OBJECTIVE: Starting at the first line of the listing below, retype each line up to and including the one that contains "import * as". Leave pictures out.

SOURCE EXCERPT:
-------

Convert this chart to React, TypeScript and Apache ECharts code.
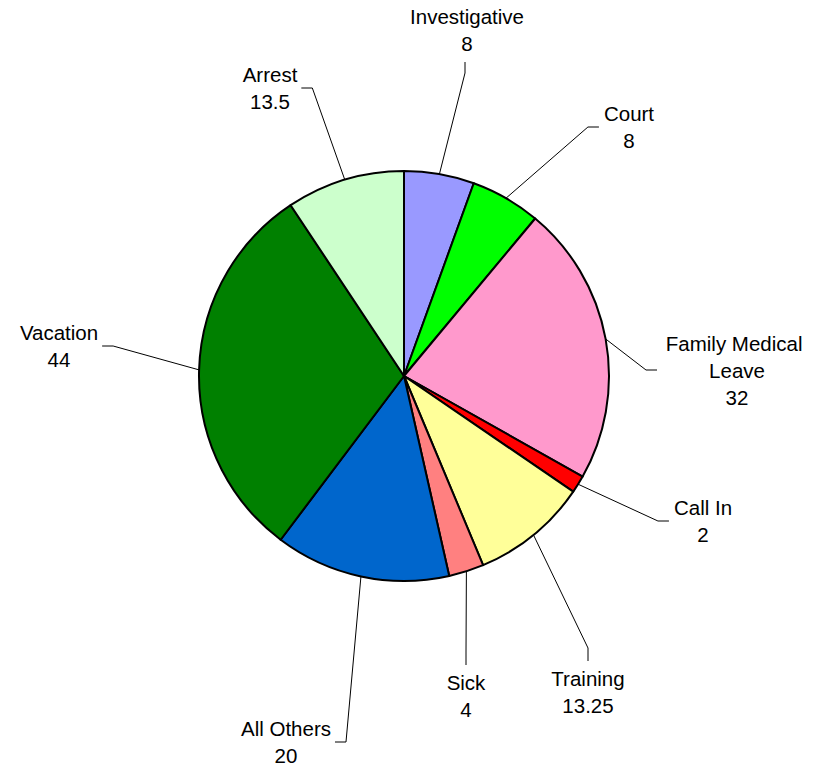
import React, { useEffect, useRef } from "react";
import * as echarts from "echarts";

const categories = [
  "Investigative",
  "Court",
  "Family Medical Leave",
  "Call In",
  "Training",
  "Sick",
  "All Others",
  "Vacation",
  "Arrest",
];
const values = [8, 8, 32, 2, 13.25, 4, 20, 44, 13.5];
const colors = [
  "#9999FF",
  "#00FF00",
  "#FF99CC",
  "#FF0000",
  "#FFFF99",
  "#FF8080",
  "#0066CC",
  "#008000",
  "#CCFFCC",
];

// label placement (layout only): label centre and the side where the leader line attaches
const labelPlacement: [number, number, string][] = [
  [467, 30, "bottom"],
  [629, 127, "left"],
  [737, 370, "left"],
  [703, 521, "left"],
  [588, 692, "top"],
  [466, 696, "top"],
  [286, 742, "right"],
  [59, 346, "right"],
  [270, 88, "right"],
];

export default function App() {
  const ref = useRef<HTMLDivElement>(null);
  useEffect(() => {
    if (!ref.current) return;
    const chart = echarts.init(ref.current, null, { renderer: "svg" });
    const data = categories.map((name, i) => ({
      name,
      value: values[i],
      itemStyle: { color: colors[i] },
      label: name === "Family Medical Leave" ? { width: 150, overflow: "break" } : undefined,
    }));
    chart.setOption({
      animation: false,
      backgroundColor: "#fff",
      series: [
        {
          type: "pie",
          center: [404, 376],
          radius: 205,
          startAngle: 90,
          clockwise: true,
          avoidLabelOverlap: false,
          data,
          itemStyle: { borderColor: "#000", borderWidth: 2 },
          label: {
            show: true,
            position: "outside",
            formatter: "{b}\n{c}",
            color: "#000",
            fontFamily: "Liberation Sans, Arial, sans-serif",
            fontSize: 20.5,
            lineHeight: 27,
            align: "center",
          },
          labelLine: {
            show: true,
            length: 20,
            length2: 10,
            lineStyle: { color: "#000", width: 1 },
          },
          emphasis: { disabled: true },
          labelLayout: (params: any) => {
            const p = labelPlacement[params.dataIndex];
            if (!p) return {};
            const [cx, cy, side] = p;
            const w = params.labelRect.width;
            const h = params.labelRect.height;
            const start = params.labelLinePoints
              ? params.labelLinePoints[0]
              : [cx, cy];
            let end: number[];
            let elbow: number[];
            if (side === "bottom") {
              end = [cx - 2, cy + h / 2 + 5];
              elbow = [end[0], end[1] + 11];
            } else if (side === "top") {
              end = [cx, cy - h / 2 - 4];
              elbow = [end[0], end[1] - 13];
            } else if (side === "left") {
              end = [cx - w / 2 - 5, cy];
              elbow = [end[0] - 11, end[1]];
            } else {
              end = [cx + w / 2 + 4, cy];
              elbow = [end[0] + 11, end[1]];
            }
            return {
              x: cx,
              y: cy,
              align: "center",
              verticalAlign: "middle",
              labelLinePoints: [start, elbow, end],
            };
          },
        },
      ],
    });
    return () => chart.dispose();
  }, []);
  return (
    <div
      ref={ref}
      style={{ position: "fixed", left: 0, top: 0, width: 829, height: 767 }}
    />
  );
}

-------

THE COMPLETED TASK:
Convert this chart to React, TypeScript and Apache ECharts code.
import React, { useEffect, useRef } from "react";
import * as echarts from "echarts";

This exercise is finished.